L’accord prévoyait aussi un gouvernement sous dominance américaine. Tout comme les Afghans résistèrent contre l’URSS, ils n’accepteront pas la domination des États-Unis[5]. Arrive alors l’accord de Londres, en 2006 qui se concentre plutôt sur une dimension économique et sécuritaire. En effet, la priorité n°1 en Afghanistan est la sécurité[6]. Pour cela, il faut que les Taliban déposent les armes et que les forces internationales suffisent pour sécuriser le pays. Mais même huit après le premier accord de Genève en 2002 qui a établi les cinq « piliers » de la sécurité (réforme militaire, réforme de la police, désarmement et démobilisation, éradication des trafics d’opium, le système judiciaire[7]), cela n’est toujours pas le cas[8].

Malgré les mesures, les problèmes en Afghanistan restent nombreux. Restaurer l’économie sera dur dans un pays où 57% de la population a moins de 18 ans, où les 18-35 ans ont peu de possibilité d’emplois face aux Pakistanais et Iraniens vivant en Afghanistan, plus qualifiés[9].
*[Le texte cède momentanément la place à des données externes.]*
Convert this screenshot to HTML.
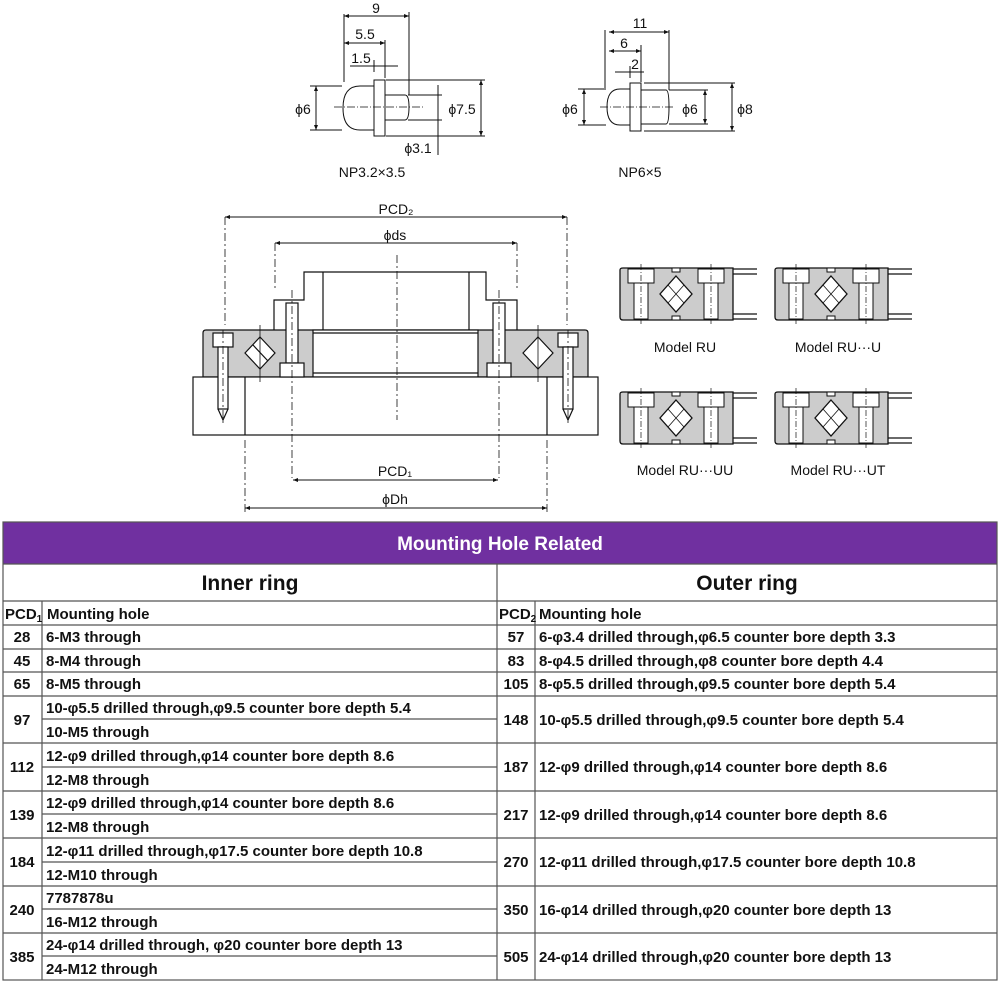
<!DOCTYPE html>
<html><head><meta charset="utf-8"><style>
html,body{margin:0;padding:0;background:#fff}
svg{display:block}
text{font-family:"Liberation Sans",Arial,sans-serif}
.t{font-size:15px;font-weight:bold;fill:#111}
.d{font-size:14px;fill:#111}
</style></head><body>
<svg width="1000" height="984" viewBox="0 0 1000 984" xmlns="http://www.w3.org/2000/svg">
<defs>
<marker id="a" viewBox="0 0 10 10" refX="10" refY="5" markerWidth="5" markerHeight="5" orient="auto-start-reverse"><path d="M0,1 L10,5 L0,9z" fill="#111"/></marker>
<g id="mdl">
 <path d="M0,2 Q0,0 3,0 H113 V52 H3 Q0,52 0,49Z" fill="#ccc" stroke="#111" stroke-width="1.3"/>
 <path d="M113,1 H137 M113,51 H137 M113,6 H137 M113,46 H137" stroke="#111" stroke-width="1.2"/>
 <rect x="8" y="1" width="26" height="14" fill="#fff" stroke="#111"/>
 <rect x="14" y="15" width="14" height="36" fill="#fff" stroke="#111"/>
 <rect x="78" y="1" width="26" height="14" fill="#fff" stroke="#111"/>
 <rect x="84" y="15" width="14" height="36" fill="#fff" stroke="#111"/>
 <path d="M56,8 L72,26 L56,44 L40,26Z" fill="#fff" stroke="#111" stroke-width="1.3"/>
 <path d="M48,17 L64,35 M64,17 L48,35" stroke="#111" stroke-width="0.8"/>
 <rect x="52" y="0" width="8" height="4" fill="#fff" stroke="#111"/>
 <rect x="52" y="48" width="8" height="4" fill="#fff" stroke="#111"/>
 <path d="M21,-4 V56 M91,-4 V56" stroke="#111" stroke-width="0.7" stroke-dasharray="6,2,1,2"/>
</g>
</defs>

<!-- NP3.2x3.5 -->
<g stroke="#111" fill="none" stroke-width="1">
 <path d="M374,86 H360 Q343,86 343,108 Q343,130 360,130 H374" fill="#fff"/>
 <rect x="374" y="80" width="11" height="56" fill="#fff"/>
 <path d="M385,95 H405 Q409,95 409,107 Q409,120 405,120 H385"/>
 <path d="M344,82 V14 M385,78 V40 M409,95 V12"/>
 <path d="M386,80 H485 M386,136 H485 M408,95 H442 M408,120 H442 M310,86 H342 M310,130 H342"/>
 <path d="M334,107 H425" stroke-dasharray="8,2,1,2" stroke-width="0.7"/>
 <line x1="344" y1="16" x2="409" y2="16" marker-start="url(#a)" marker-end="url(#a)"/>
 <line x1="344" y1="43" x2="385" y2="43" marker-start="url(#a)" marker-end="url(#a)"/>
 <path d="M350,66 H398 M374,60 V72"/>
 <line x1="316" y1="86" x2="316" y2="130" marker-start="url(#a)" marker-end="url(#a)"/>
 <line x1="481" y1="80" x2="481" y2="136" marker-start="url(#a)" marker-end="url(#a)"/>
 <path d="M438,85 V155"/>
</g>
<text x="376" y="13" class="d" text-anchor="middle">9</text>
<text x="365" y="39" class="d" text-anchor="middle">5.5</text>
<text x="361" y="63" class="d" text-anchor="middle">1.5</text>
<text x="303" y="114" class="d" text-anchor="middle">ϕ6</text>
<text x="462" y="114" class="d" text-anchor="middle">ϕ7.5</text>
<text x="418" y="153" class="d" text-anchor="middle">ϕ3.1</text>
<text x="372" y="177" class="d" text-anchor="middle">NP3.2×3.5</text>

<!-- NP6x5 -->
<g stroke="#111" fill="none" stroke-width="1">
 <path d="M630,89 H620 Q607,89 607,107 Q607,125 620,125 H630" fill="#fff"/>
 <rect x="630" y="83" width="11" height="48" fill="#fff"/>
 <path d="M641,90 H666 Q669,90 669,107 Q669,124 666,124 H641"/>
 <path d="M605,88 V30 M641,82 V45 M669,90 V30"/>
 <path d="M578,89 H606 M578,125 H606 M644,83 H735 M644,131 H735 M669,90 H708 M669,124 H708"/>
 <path d="M600,107 H675" stroke-dasharray="8,2,1,2" stroke-width="0.7"/>
 <line x1="609" y1="32" x2="669" y2="32" marker-start="url(#a)" marker-end="url(#a)"/>
 <line x1="609" y1="51" x2="641" y2="51" marker-start="url(#a)" marker-end="url(#a)"/>
 <path d="M615,72 H644 M630,66 V78"/>
 <line x1="584" y1="89" x2="584" y2="125" marker-start="url(#a)" marker-end="url(#a)"/>
 <line x1="705" y1="90" x2="705" y2="124" marker-start="url(#a)" marker-end="url(#a)"/>
 <line x1="732" y1="83" x2="732" y2="131" marker-start="url(#a)" marker-end="url(#a)"/>
</g>
<text x="640" y="28" class="d" text-anchor="middle">11</text>
<text x="624" y="48" class="d" text-anchor="middle">6</text>
<text x="635" y="69" class="d" text-anchor="middle">2</text>
<text x="570" y="114" class="d" text-anchor="middle">ϕ6</text>
<text x="690" y="114" class="d" text-anchor="middle">ϕ6</text>
<text x="745" y="114" class="d" text-anchor="middle">ϕ8</text>
<text x="640" y="177" class="d" text-anchor="middle">NP6×5</text>

<!-- Main drawing -->
<g stroke="#111" fill="none" stroke-width="1.2">
 <path d="M274,330 V300 H304 V272 H486 V300 H517 V330" fill="#fff"/>
 <path d="M323,272 V330 M469,272 V330"/>
 <path d="M206,330 H585 Q588,330 588,333 V377 H203 V333 Q203,330 206,330Z" fill="#ccc"/>
 <rect x="313" y="330" width="165" height="47" fill="#fff"/>
 <path d="M313,333 H478 M313,373 H478"/>
 <rect x="193" y="377" width="405" height="58" fill="#fff"/>
 <path d="M245,377 V435 M547,377 V435"/>
 <rect x="213" y="333" width="20" height="14" fill="#fff"/>
 <rect x="218" y="347" width="10" height="62" fill="#fff"/>
 <path d="M218,409 L223,420 L228,409"/>
 <rect x="558" y="333" width="20" height="14" fill="#fff"/>
 <rect x="563" y="347" width="10" height="62" fill="#fff"/>
 <path d="M563,409 L568,420 L573,409"/>
 <rect x="286" y="303" width="12" height="60" fill="#fff"/>
 <rect x="280" y="363" width="24" height="14" fill="#fff"/>
 <rect x="493" y="303" width="12" height="60" fill="#fff"/>
 <rect x="487" y="363" width="24" height="14" fill="#fff"/>
 <path d="M260,337 L275,353 L260,369 L245,353Z" fill="#fff"/>
 <path d="M253,345 L268,361 M531,345 L546,361"/>
 <path d="M538,337 L553,353 L538,369 L523,353Z" fill="#fff"/>
 <path d="M260,325 V382 M538,325 V382" stroke-width="0.8"/>
</g>
<g stroke="#111" stroke-width="0.8" fill="none" stroke-dasharray="8,3,2,3">
 <path d="M397,255 V420"/>
 <path d="M225,217 V325 M567,217 V325 M275,243 V290 M517,243 V290"/>
 <path d="M223,330 V425 M568,330 V425 M292,290 V478 M499,290 V478 M245,440 V512 M547,440 V512"/>
</g>
<g stroke="#111" stroke-width="1">
 <line x1="225" y1="217" x2="567" y2="217" marker-start="url(#a)" marker-end="url(#a)"/>
 <line x1="275" y1="243" x2="517" y2="243" marker-start="url(#a)" marker-end="url(#a)"/>
 <line x1="293" y1="480" x2="498" y2="480" marker-start="url(#a)" marker-end="url(#a)"/>
 <line x1="245" y1="508" x2="547" y2="508" marker-start="url(#a)" marker-end="url(#a)"/>
</g>
<text x="396" y="214" class="d" text-anchor="middle">PCD₂</text>
<text x="395" y="240" class="d" text-anchor="middle">ϕds</text>
<text x="395" y="476" class="d" text-anchor="middle">PCD₁</text>
<text x="395" y="504" class="d" text-anchor="middle">ϕDh</text>

<use href="#mdl" x="620" y="268"/>
<use href="#mdl" x="775" y="268"/>
<use href="#mdl" x="620" y="392"/>
<use href="#mdl" x="775" y="392"/>
<text x="685" y="352" class="d" text-anchor="middle">Model RU</text>
<text x="838" y="352" class="d" text-anchor="middle">Model RU···U</text>
<text x="685" y="475" class="d" text-anchor="middle">Model RU···UU</text>
<text x="838" y="475" class="d" text-anchor="middle">Model RU···UT</text>

<!-- Table -->
<rect x="3" y="522" width="994" height="42" fill="#7030a0"/>
<text x="500" y="550" text-anchor="middle" style="font-size:19px;font-weight:bold;fill:#fff">Mounting Hole Related</text>
<g stroke="#555" stroke-width="1.2" fill="none">
 <rect x="3" y="522" width="994" height="458"/>
 <path d="M3,564 H997 M3,601 H997 M3,625 H997 M3,649 H997 M3,672 H997 M3,696 H997 M3,743 H997 M3,791 H997 M3,838 H997 M3,886 H997 M3,933 H997"/>
 <path d="M42,719 H497 M42,767 H497 M42,814 H497 M42,862 H497 M42,909 H497 M42,956 H497"/>
 <path d="M497,564 V980 M42,601 V980 M535,601 V980"/>
</g>
<text x="250" y="590" text-anchor="middle" style="font-size:21px;font-weight:bold;fill:#111">Inner ring</text>
<text x="747" y="590" text-anchor="middle" style="font-size:21px;font-weight:bold;fill:#111">Outer ring</text>
<g class="t">
<text x="5" y="619" class="t">PCD<tspan style="font-size:10px" dy="3">1</tspan></text>
<text x="47" y="619" class="t">Mounting hole</text>
<text x="499" y="619" class="t">PCD<tspan style="font-size:10px" dy="3">2</tspan></text>
<text x="539" y="619" class="t">Mounting hole</text>
</g>
<g class="t" text-anchor="middle">
<text x="22" y="642">28</text><text x="22" y="666">45</text><text x="22" y="689">65</text>
<text x="22" y="725">97</text><text x="22" y="772">112</text><text x="22" y="820">139</text>
<text x="22" y="867">184</text><text x="22" y="915">240</text><text x="22" y="962">385</text>
<text x="516" y="642">57</text><text x="516" y="666">83</text><text x="516" y="689">105</text>
<text x="516" y="725">148</text><text x="516" y="772">187</text><text x="516" y="820">217</text>
<text x="516" y="867">270</text><text x="516" y="915">350</text><text x="516" y="962">505</text>
</g>
<g class="t">
<text x="46" y="642">6-M3 through</text>
<text x="46" y="666">8-M4 through</text>
<text x="46" y="689">8-M5 through</text>
<text x="46" y="713">10-φ5.5 drilled through,φ9.5 counter bore depth 5.4</text>
<text x="46" y="737">10-M5 through</text>
<text x="46" y="761">12-φ9 drilled through,φ14 counter bore depth 8.6</text>
<text x="46" y="785">12-M8 through</text>
<text x="46" y="808">12-φ9 drilled through,φ14 counter bore depth 8.6</text>
<text x="46" y="832">12-M8 through</text>
<text x="46" y="856">12-φ11 drilled through,φ17.5 counter bore depth 10.8</text>
<text x="46" y="880">12-M10 through</text>
<text x="46" y="903">7787878u</text>
<text x="46" y="927">16-M12 through</text>
<text x="46" y="950">24-φ14 drilled through, φ20 counter bore depth 13</text>
<text x="46" y="974">24-M12 through</text>
<text x="539" y="642">6-φ3.4 drilled through,φ6.5 counter bore depth 3.3</text>
<text x="539" y="666">8-φ4.5 drilled through,φ8 counter bore depth 4.4</text>
<text x="539" y="689">8-φ5.5 drilled through,φ9.5 counter bore depth 5.4</text>
<text x="539" y="725">10-φ5.5 drilled through,φ9.5 counter bore depth 5.4</text>
<text x="539" y="772">12-φ9 drilled through,φ14 counter bore depth 8.6</text>
<text x="539" y="820">12-φ9 drilled through,φ14 counter bore depth 8.6</text>
<text x="539" y="867">12-φ11 drilled through,φ17.5 counter bore depth 10.8</text>
<text x="539" y="915">16-φ14 drilled through,φ20 counter bore depth 13</text>
<text x="539" y="962">24-φ14 drilled through,φ20 counter bore depth 13</text>
</g>
</svg>
</body></html>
Au niveau social, il y a également beaucoup de problèmes. Par exemple, en 2003, 1,9 million de réfugiés reviennent en Afghanistan, apportant le savoir-faire de leur pays d’accueil  (principalement le Pakistan et l’Iran). Néanmoins, la plupart se reposent sur l’infrastructure déjà fragile. La situation ne s’arrange donc pas.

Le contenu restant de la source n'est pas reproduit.